■ Challenge:
Look through the material below. Copy every line with the string "this" in it.

### Data to use ###

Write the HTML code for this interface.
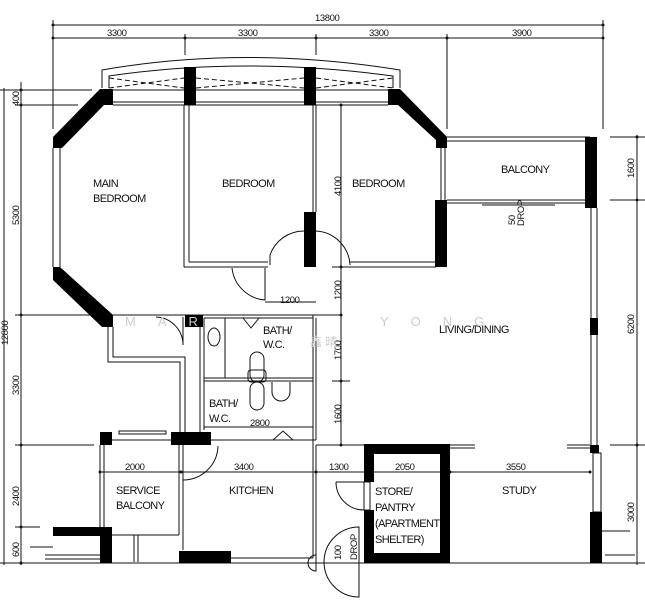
<!DOCTYPE html>
<html><head><meta charset="utf-8"><style>
html,body{margin:0;padding:0;background:#fff;}
svg{display:block;}
text{font-family:"Liberation Sans","Noto Sans CJK SC",sans-serif;fill:#111;}
.t{font-size:11px;letter-spacing:-0.6px;}
.d{font-size:9.5px;letter-spacing:-0.4px;}
</style></head><body>
<svg width="645" height="600" viewBox="0 0 645 600" xmlns="http://www.w3.org/2000/svg">
<g stroke="#111" stroke-width="1" fill="none">
<!-- top dims -->
<line x1="53" y1="25" x2="603" y2="25"/>
<line x1="53" y1="38" x2="603" y2="38"/>
<line x1="53" y1="20" x2="53" y2="129"/>
<line x1="185" y1="34" x2="185" y2="55"/>
<line x1="316" y1="34" x2="316" y2="55"/>
<line x1="447" y1="34" x2="447" y2="129"/>
<line x1="603" y1="20" x2="603" y2="129"/>
<!-- left dims -->
<line x1="4" y1="88" x2="4" y2="565"/>
<line x1="21" y1="82" x2="21" y2="565"/>
<line x1="0" y1="90" x2="92" y2="90"/>
<line x1="15" y1="105" x2="78" y2="105"/>
<line x1="15" y1="315" x2="341" y2="315"/>
<line x1="15" y1="445" x2="94" y2="445"/>
<line x1="15" y1="527" x2="40" y2="527"/>
<line x1="0" y1="563" x2="645" y2="563"/>
<!-- right dims -->
<line x1="637" y1="135" x2="637" y2="565"/>
<line x1="610" y1="137" x2="645" y2="137"/>
<line x1="610" y1="200" x2="645" y2="200"/>
<line x1="610" y1="445" x2="645" y2="445"/>
<!-- window arc -->
<path d="M102,88 L102,70 Q245,45 400,70 L400,88"/>
<path d="M109,88 L109,76 Q245,56 393,76 L393,88"/>
<line x1="102" y1="90" x2="400" y2="90"/>
<line x1="113" y1="102" x2="388" y2="102"/>
<line x1="113" y1="105" x2="388" y2="105"/>
<path d="M109,78 L184,88 M109,88 L184,78 M196,78 L304,88 M196,88 L304,78 M316,78 L393,88 M316,88 L393,78" stroke-dasharray="5,3"/>
<!-- main bedroom left wall -->
<line x1="53" y1="148" x2="53" y2="267"/>
<line x1="60" y1="148" x2="60" y2="267"/>
<!-- partitions -->
<line x1="184" y1="105" x2="184" y2="267"/>
<line x1="189" y1="105" x2="189" y2="262"/>
<line x1="184" y1="267" x2="268" y2="267"/>
<line x1="189" y1="262" x2="268" y2="262"/>
<line x1="313" y1="105" x2="313" y2="212"/>
<line x1="316" y1="105" x2="316" y2="212"/>
<line x1="350" y1="267" x2="436" y2="267"/>
<line x1="350" y1="262" x2="436" y2="262"/>
<line x1="441" y1="148" x2="441" y2="200"/>
<line x1="445" y1="148" x2="445" y2="200"/>
<!-- doors -->
<path d="M270,265 L270,255 A36,36 0 0 1 304,231"/>
<path d="M316,231 A36,36 0 0 1 350,265"/>
<path d="M232,268 A36,36 0 0 0 265,300 L265,268"/>
<!-- dim 4100 etc -->
<line x1="341" y1="105" x2="341" y2="445"/>
<line x1="332" y1="267" x2="350" y2="267"/>
<line x1="332" y1="381" x2="350" y2="381"/>
<line x1="265" y1="302" x2="316" y2="302"/>
<!-- balcony -->
<line x1="447" y1="137" x2="590" y2="137"/>
<line x1="447" y1="141" x2="590" y2="141"/>
<line x1="447" y1="200" x2="590" y2="200"/>
<line x1="447" y1="203" x2="590" y2="203"/>
<line x1="482" y1="205" x2="555" y2="205"/>
<!-- right living wall -->
<line x1="591" y1="208" x2="591" y2="445"/>
<line x1="597" y1="208" x2="597" y2="445"/>
<rect x="593" y="453" width="8" height="59"/>
<!-- passage -->
<path d="M108,327 L108,362 L180,362 L180,432"/>
<path d="M113,327 L113,357 L185,357 L185,432"/>
<path d="M156,317 A28,28 0 0 1 183,345 L183,317"/>
<!-- bath -->
<line x1="200" y1="327" x2="200" y2="432"/>
<line x1="204" y1="318" x2="204" y2="430"/>
<line x1="204" y1="318" x2="313" y2="318"/>
<line x1="225" y1="318" x2="225" y2="378"/>
<line x1="204" y1="378" x2="313" y2="378"/>
<line x1="204" y1="381" x2="313" y2="381"/>
<line x1="204" y1="427" x2="313" y2="427"/>
<line x1="313" y1="315" x2="313" y2="440"/>
<line x1="316" y1="318" x2="316" y2="440"/>
<line x1="204" y1="440" x2="316" y2="440"/>
<ellipse cx="214" cy="337" rx="6" ry="9"/>
<rect x="250" y="352" width="14" height="30" rx="7"/>
<rect x="248" y="370" width="18" height="12" rx="3"/>
<rect x="250" y="382" width="14" height="28" rx="7"/>
<path d="M272,382 L272,392 A9,9 0 0 0 290,392 L290,382"/>
<path d="M243,318 L251,328 L259,318"/>
<path d="M273,440 L283,431 L293,440"/>
<!-- service balcony -->
<line x1="100" y1="445" x2="100" y2="527"/>
<line x1="104" y1="445" x2="104" y2="527"/>
<line x1="179" y1="445" x2="179" y2="535"/>
<line x1="183" y1="445" x2="183" y2="550"/>
<line x1="112" y1="535" x2="179" y2="535"/>
<line x1="134" y1="535" x2="134" y2="562"/>
<line x1="138" y1="535" x2="138" y2="562"/>
<line x1="112" y1="440" x2="171" y2="440"/>
<rect x="119" y="431" width="47" height="3"/>
<path d="M183,480 A35,35 0 0 0 218,446"/>
<line x1="30" y1="547" x2="53" y2="547"/>
<line x1="45" y1="555" x2="100" y2="555"/>
<line x1="45" y1="559" x2="100" y2="559"/>
<line x1="605" y1="555" x2="635" y2="555"/>
<line x1="600" y1="531" x2="630" y2="531"/>
<!-- kitchen -->
<line x1="213" y1="440" x2="313" y2="440"/>
<line x1="313" y1="440" x2="313" y2="558"/>
<line x1="316" y1="445" x2="316" y2="558"/>
<line x1="231" y1="558" x2="313" y2="558"/>
<!-- dim row -->
<line x1="100" y1="472" x2="590" y2="472"/>
<line x1="316" y1="445" x2="367" y2="445"/>
<!-- store door -->
<path d="M336,482 L367,482 M336,482 A28,28 0 0 0 364,510"/>
<rect x="364" y="482" width="6" height="28"/>
<path d="M359,527 A35,35 0 0 0 359,597 Z"/>
<path d="M316,555 A8,8 0 0 0 316,571 Z"/>
<line x1="450" y1="445" x2="475" y2="445"/>
<line x1="450" y1="448" x2="475" y2="448"/>
<line x1="567" y1="445" x2="590" y2="445"/>
<line x1="567" y1="448" x2="590" y2="448"/>
</g>
<!-- ticks -->
<g fill="#111">
<circle cx="53" cy="25" r="1.5"/><circle cx="603" cy="25" r="1.5"/>
<circle cx="53" cy="38" r="1.5"/><circle cx="185" cy="38" r="1.5"/><circle cx="316" cy="38" r="1.5"/><circle cx="447" cy="38" r="1.5"/><circle cx="603" cy="38" r="1.5"/>
<circle cx="21" cy="90" r="1.5"/><circle cx="21" cy="105" r="1.5"/><circle cx="21" cy="315" r="1.5"/><circle cx="21" cy="445" r="1.5"/><circle cx="21" cy="527" r="1.5"/><circle cx="21" cy="563" r="1.5"/>
<circle cx="637" cy="137" r="1.5"/><circle cx="637" cy="200" r="1.5"/><circle cx="637" cy="445" r="1.5"/>
<circle cx="341" cy="105" r="1.5"/><circle cx="341" cy="267" r="1.5"/><circle cx="341" cy="315" r="1.5"/><circle cx="341" cy="381" r="1.5"/><circle cx="341" cy="445" r="1.5"/>
<circle cx="100" cy="472" r="1.5"/><circle cx="181" cy="472" r="1.5"/><circle cx="316" cy="472" r="1.5"/><circle cx="367" cy="472" r="1.5"/><circle cx="450" cy="472" r="1.5"/><circle cx="590" cy="472" r="1.5"/>
</g>
<!-- black walls -->
<g fill="#000">
<rect x="184" y="67" width="12" height="38"/>
<rect x="304" y="67" width="12" height="38"/>
<polygon points="100,89 113,89 113,105 104,105 62,148 53,148 53,137"/>
<polygon points="388,89 400,89 447,137 447,148 436,148 436,140 398,105 388,105"/>
<rect x="435" y="200" width="12" height="67"/>
<rect x="304" y="212" width="12" height="55"/>
<polygon points="53,267 60,267 113,315 113,327 102,327 53,280"/>
<rect x="185" y="315" width="18" height="12"/>
<rect x="585" y="137" width="12" height="71"/>
<rect x="590" y="318" width="8" height="17"/>
<rect x="590" y="445" width="9" height="8"/>
<rect x="590" y="512" width="12" height="51"/>
<rect x="100" y="432" width="12" height="13"/>
<rect x="171" y="432" width="40" height="13"/>
<rect x="53" y="527" width="59" height="9"/>
<rect x="100" y="527" width="12" height="36"/>
<rect x="179" y="551" width="52" height="12"/>
<path d="M364,444 H450 V563 H364 V510 H374 V553 H440 V454 H374 V482 H364 Z"/>
</g>
<!-- labels -->
<g class="t">
<text x="93" y="187">MAIN</text>
<text x="93" y="202">BEDROOM</text>
<text x="222" y="187">BEDROOM</text>
<text x="352" y="187">BEDROOM</text>
<text x="501" y="173">BALCONY</text>
<text x="439" y="333">LIVING/DINING</text>
<text x="263" y="334">BATH/</text>
<text x="263" y="348">W.C.</text>
<text x="209" y="407">BATH/</text>
<text x="209" y="422">W.C.</text>
<text x="116" y="494">SERVICE</text>
<text x="116" y="509">BALCONY</text>
<text x="229" y="494">KITCHEN</text>
<text x="375" y="495">STORE/</text>
<text x="375" y="511">PANTRY</text>
<text x="375" y="527">(APARTMENT</text>
<text x="375" y="543">SHELTER)</text>
<text x="502" y="494">STUDY</text>
</g>
<g class="d">
<text x="315" y="21">13800</text>
<text x="107" y="36">3300</text>
<text x="238" y="36">3300</text>
<text x="369" y="36">3300</text>
<text x="512" y="36">3900</text>
<text x="125" y="470">2000</text>
<text x="234" y="470">3400</text>
<text x="329" y="470">1300</text>
<text x="395" y="470">2050</text>
<text x="506" y="470">3550</text>
<text x="250" y="426">2800</text>
<text x="280" y="303">1200</text>
<g transform="translate(19,106) rotate(-90)"><text>400</text></g>
<g transform="translate(19,225) rotate(-90)"><text>5300</text></g>
<g transform="translate(8,345) rotate(-90)"><text>12800</text></g>
<g transform="translate(19,395) rotate(-90)"><text>3300</text></g>
<g transform="translate(19,506) rotate(-90)"><text>2400</text></g>
<g transform="translate(19,557) rotate(-90)"><text>600</text></g>
<g transform="translate(341,196) rotate(-90)"><text>4100</text></g>
<g transform="translate(341,300) rotate(-90)"><text>1200</text></g>
<g transform="translate(341,360) rotate(-90)"><text>1700</text></g>
<g transform="translate(341,424) rotate(-90)"><text>1600</text></g>
<g transform="translate(634,178) rotate(-90)"><text>1600</text></g>
<g transform="translate(634,334) rotate(-90)"><text>6200</text></g>
<g transform="translate(634,522) rotate(-90)"><text>3000</text></g>
<g transform="translate(515,225) rotate(-90)"><text>50</text></g>
<g transform="translate(524,226) rotate(-90)"><text>DROP</text></g>
<g transform="translate(341,560) rotate(-90)"><text>100</text></g>
<g transform="translate(357,560) rotate(-90)"><text>DROP</text></g>
</g>
<text x="125" y="326" style="font-size:13px;fill:#ccc;letter-spacing:22px;">MAR</text>
<text x="380" y="326" style="font-size:13px;fill:#ccc;letter-spacing:22px;">YONG</text>
<text x="310" y="346" style="font-size:12px;fill:#ccc;">鑫 晴</text>
</svg>
</body></html>
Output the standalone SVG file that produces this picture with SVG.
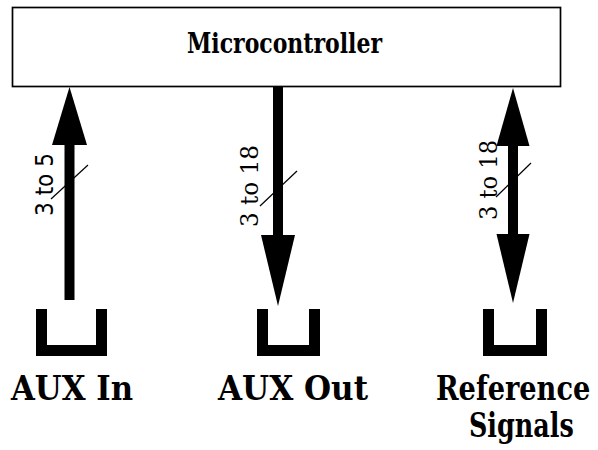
<svg xmlns="http://www.w3.org/2000/svg" width="598" height="450" viewBox="0 0 598 450">
<style>
.box{fill:#fff;stroke:#000;stroke-width:1.7}
.serif{font-family:"DejaVu Serif","Liberation Serif",serif}
.sans{font-family:"DejaVu Sans","Liberation Sans",sans-serif}
.title{font-weight:bold;font-size:27px;fill:#000}
.port{fill:none;stroke:#000;stroke-width:11;stroke-linejoin:miter;stroke-linecap:butt}
.lbl{font-weight:bold;font-size:34px;fill:#000}
.arrow{fill:#000}
.tick{stroke:#000;stroke-width:1.2}
.bus{font-size:25px;fill:#000}
</style>
<rect width="598" height="450" fill="#fff"/>
<g id="microcontroller">
<rect class="box" x="12.5" y="7.5" width="548" height="79"/>
<text class="serif title" x="187" y="53" textLength="195" lengthAdjust="spacingAndGlyphs">Microcontroller</text>
</g>
<g id="aux-in">
<path class="port" d="M41.5,309 V350.5 H101.5 V309"/>
<text class="serif lbl" x="11" y="400" textLength="122" lengthAdjust="spacingAndGlyphs">AUX In</text>
</g>
<g id="aux-out">
<path class="port" d="M262.5,309 V350.5 H314.5 V309"/>
<text class="serif lbl" x="218" y="400" textLength="150" lengthAdjust="spacingAndGlyphs">AUX Out</text>
</g>
<g id="reference-signals">
<path class="port" d="M488.5,309 V350.5 H541.5 V309"/>
<text class="serif lbl" transform="translate(436,400) scale(0.76,1)" textLength="203" lengthAdjust="spacingAndGlyphs">Reference</text>
<text class="serif lbl" transform="translate(469,437) scale(0.8,1)" textLength="131" lengthAdjust="spacingAndGlyphs">Signals</text>
</g>
<g id="connectors">
<rect class="arrow" x="64.5" y="144" width="10" height="156"/>
<polygon class="arrow" points="52,145 87,145 69.5,87"/>
<line class="tick" x1="51" y1="199" x2="88" y2="165"/>
<text class="sans bus" transform="translate(53,216) rotate(-90)" textLength="63" lengthAdjust="spacingAndGlyphs">3 to 5</text>
<rect class="arrow" x="273" y="87" width="10" height="149"/>
<polygon class="arrow" points="261,235 295,235 278,306"/>
<line class="tick" x1="260" y1="206" x2="297" y2="171"/>
<text class="serif bus" transform="translate(258,227) rotate(-90)" textLength="82" lengthAdjust="spacingAndGlyphs">3 to 18</text>
<rect class="arrow" x="508" y="145" width="10" height="90"/>
<polygon class="arrow" points="496.5,146 529.5,146 513,88"/>
<polygon class="arrow" points="496.5,234 529.5,234 513,303"/>
<line class="tick" x1="496" y1="197" x2="531" y2="163"/>
<text class="serif bus" transform="translate(497,220) rotate(-90)" textLength="80" lengthAdjust="spacingAndGlyphs">3 to 18</text>
</g>
</svg>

###

■ Answer below:
Write the HTML code for this interface.
Output the standalone SVG file that produces this picture with SVG.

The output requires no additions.